Akava: Finland needs a programme for diversified work
Akava proposes that a strategic programme concerning the diversification of work should be prepared in Finland as a means of responding to the transformation of work and preparing for the related changes in working life.
The diversification of work and related changes are the result of a technological revolution and globalisation that will transform the work itself as well as the labour market structures, ways of working, working hours, places for working and work communities.
Akava’s Board has approved a programme for diversified work as part of Akava’s broader project intended to survey the diversification of working life. The programme deals with cross-cutting themes concerning one’s life cycle and career, including competence development, livelihood, security, well-being at work and labour market issues.

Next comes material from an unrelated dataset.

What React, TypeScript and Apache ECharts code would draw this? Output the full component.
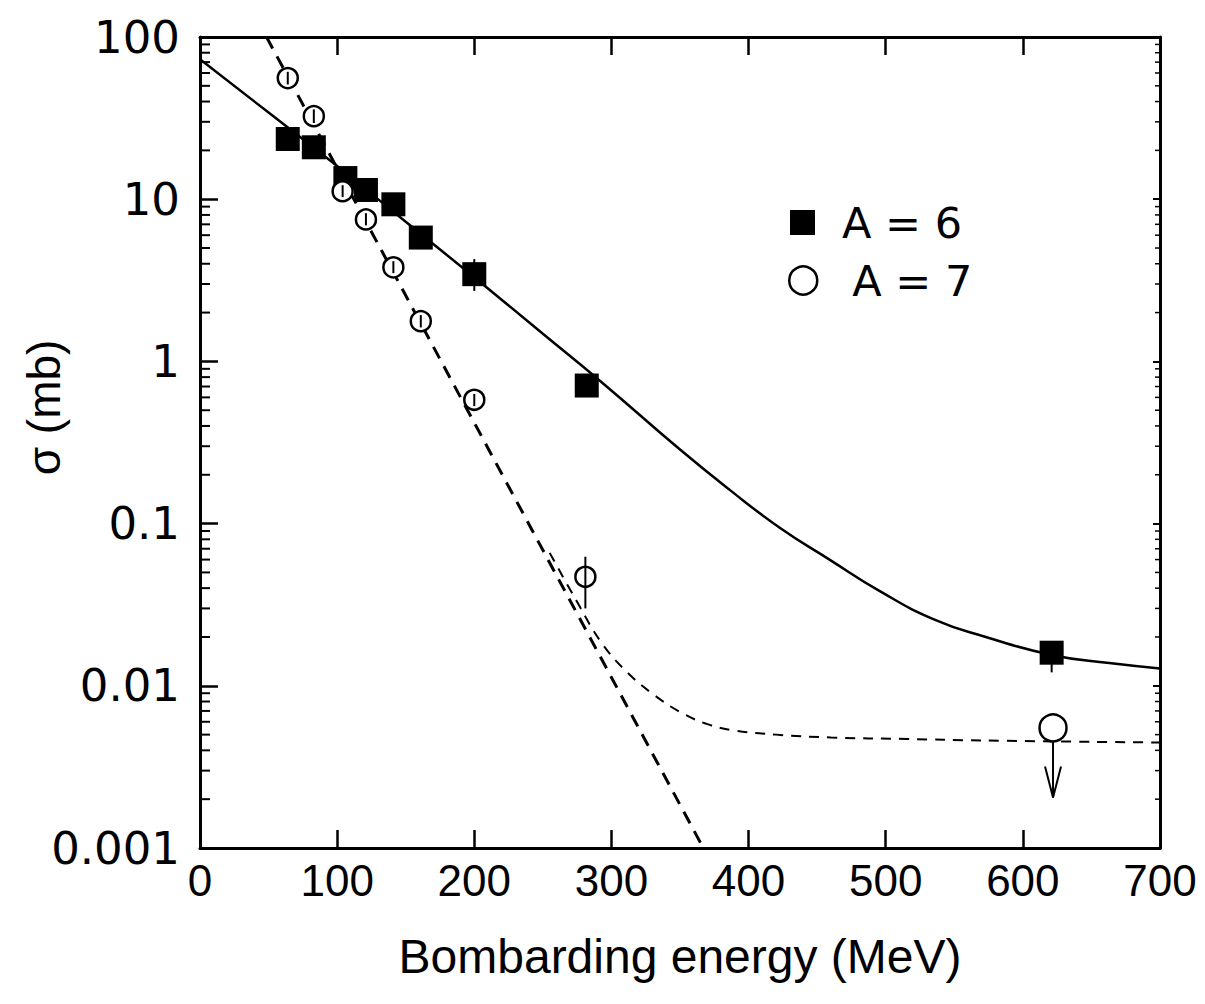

“Akava pursues to ensure a working life where employees thrive and succeed. We endeavour to proactively develop working life and education, their contents and structures as well as related legislation so that they will respond to the challenges of the diversifying work situation”, explains Sture Fjäder, President of Akava.

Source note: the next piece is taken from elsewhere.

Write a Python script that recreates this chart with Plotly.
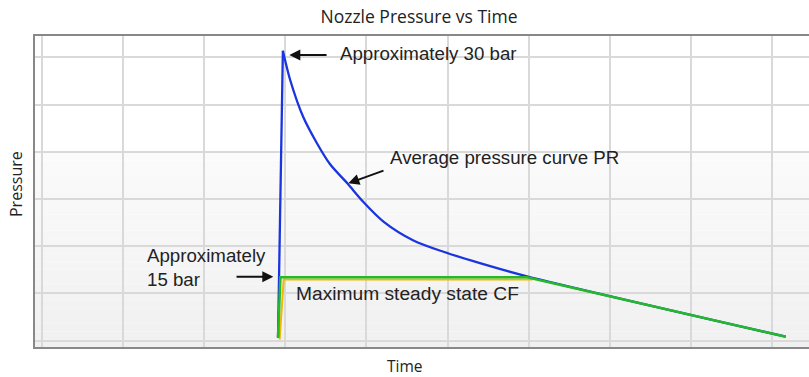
import plotly.graph_objects as go

# average pressure curve PR (time in grid units, pressure in bar)
time_pr = [2.91, 2.97, 3.06, 3.22, 3.39, 3.55, 3.77, 3.96, 4.21, 4.58, 4.95, 5.40, 5.98, 9.17]
pressure_pr = [0.3, 30.7, 27.6, 23.7, 20.9, 18.7, 16.6, 14.7, 12.6, 10.6, 9.4, 8.2, 6.8, 0.4]

# maximum steady state CF
time_cf = [2.91, 2.94, 5.98, 9.17]
pressure_cf = [0.3, 6.7, 6.7, 0.4]

# yellow edge under the CF line
time_edge = [2.93, 2.98, 6.05]
pressure_edge = [0.1, 6.45, 6.45]

fig = go.Figure()

fig.add_trace(go.Scatter(x=time_edge, y=pressure_edge, mode="lines",
                         line=dict(color="#f2b800", width=2), hoverinfo="skip"))
# steep rise drawn straight, decay drawn smooth
fig.add_trace(go.Scatter(x=time_pr[:2], y=pressure_pr[:2], mode="lines",
                         line=dict(color="#1a35e0", width=2.3), name="PR"))
fig.add_trace(go.Scatter(x=time_pr[1:], y=pressure_pr[1:], mode="lines",
                         line=dict(color="#1a35e0", width=2.3, shape="spline", smoothing=0.8),
                         name="PR"))
fig.add_trace(go.Scatter(x=time_cf, y=pressure_cf, mode="lines",
                         line=dict(color="#25b92a", width=2.5), name="CF"))

# light vertical gradient in the plot area
shapes = []
n = 40
for i in range(n):
    t0 = i / n
    t1 = (i + 1) / n
    py = 347 - 311 * (t0 + t1) / 2
    if py < 150:
        c = 255
    else:
        f = (py - 150) / (347 - 150)
        c = int(round(251 - f * 11))
    shapes.append(dict(type="rect", xref="paper", yref="paper", x0=0, x1=1, y0=t0, y1=t1,
                       fillcolor=f"rgb({c},{c},{min(c + 1, 255)})", line=dict(width=0), layer="below"))

ann_font = dict(family="Liberation Sans, Arial", size=18.7, color="#222222")
arrow = dict(showarrow=True, arrowhead=2, arrowsize=1.1, arrowwidth=2, arrowcolor="#111",
             axref="x", ayref="y", xref="x", yref="y", text="")
annotations = [
    dict(x=3.049, y=30.24, ax=3.527, ay=30.24, **arrow),
    dict(x=3.65, y=30.45, xref="x", yref="y", text="Approximately 30 bar", showarrow=False,
         xanchor="left", yanchor="middle", font=ann_font),
    dict(x=3.777, y=16.65, ax=4.229, ay=18.06, **arrow),
    dict(x=4.266, y=19.44, xref="x", yref="y", text="Average pressure curve PR", showarrow=False,
         xanchor="left", yanchor="middle", font=ann_font),
    dict(x=2.852, y=6.76, ax=2.38, ay=6.76, **arrow),
    dict(x=1.27, y=7.73, xref="x", yref="y", text="Approximately<br>15 bar", showarrow=False,
         xanchor="left", yanchor="middle", align="left", font=ann_font),
    dict(x=3.11, y=4.95, xref="x", yref="y", text="Maximum steady state CF", showarrow=False,
         xanchor="left", yanchor="middle", font=dict(family="Liberation Sans, Arial", size=19.2,
                                                    color="#222222")),
    dict(x=(405 - 35) / 774, y=(347 - 366) / 311, xref="paper", yref="paper", text="Time",
         showarrow=False, xanchor="center", yanchor="middle",
         font=dict(family="Open Sans", size=15.5, color="#222")),
    dict(x=(16 - 35) / 774, y=(347 - 184) / 311, xref="paper", yref="paper", text="Pressure",
         showarrow=False, textangle=-90, xanchor="center", yanchor="middle",
         font=dict(family="Open Sans", size=16, color="#222")),
]

fig.update_layout(
    width=809, height=377,
    margin=dict(l=35, r=0, t=36, b=30, autoexpand=False),
    title=dict(text="Nozzle Pressure vs Time", x=419 / 809, xanchor="center", y=1 - 17 / 377,
               yanchor="middle", font=dict(family="Open Sans", size=17.5, color="#222")),
    paper_bgcolor="white",
    plot_bgcolor="white",
    showlegend=False,
    shapes=shapes,
    annotations=annotations,
)

fig.update_xaxes(range=[-0.0863, 9.457], tick0=0, dtick=1, showticklabels=False, ticks="",
                 showgrid=True, gridcolor="#d9d9d9", gridwidth=1.5, zeroline=False,
                 showline=True, mirror=True, linecolor="#888888", linewidth=2)
fig.update_yaxes(range=[-0.689, 32.26], tick0=0, dtick=5, showticklabels=False, ticks="",
                 showgrid=True, gridcolor="#d9d9d9", gridwidth=1.5, zeroline=False,
                 showline=True, mirror=False, linecolor="#888888", linewidth=2)

fig.write_html("out.html", config={"displayModeBar": False},
               post_script="document.body.style.margin='0';")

Young people are open to diversified forms of employment
According to a questionnaire survey conducted by Aula Research for Akava, young adults aged 18–35 years are more open to diverse forms of employment than the older age groups. Approximately 40 per cent of the respondents were hoping to be employed in ways other than just as wage-earners, or they stated that the form of employment made no difference.
“The hopes and expectations of young people reflect an increase in the appeal of self-employment, a trend that is appearing along with the transformation of work. Paid work still holds the predominant position, but other forms of work are also now seen as possible options”, says Anu Tuovinen, Senior Advisor at Akava.
Similar to the older age groups, young adults are also security-oriented; the majority (56%) of 18–35-year-olds wish to be employed as wage-earners in the future. The younger group, however, is also open to other forms of employment; of the highly-educated 18–35-year-olds, 8% wish to be employed as entrepreneurs and 14% would like to work concurrently as wage-earners and entrepreneurs. Nearly one fifth (19%) say that the form of employment does not matter.
According to Tuovinen, the results emphasise the need to discuss the clear-cut division between wage-earners and entrepreneurs, and reconsider this in terms of working life, legislation and attitudes.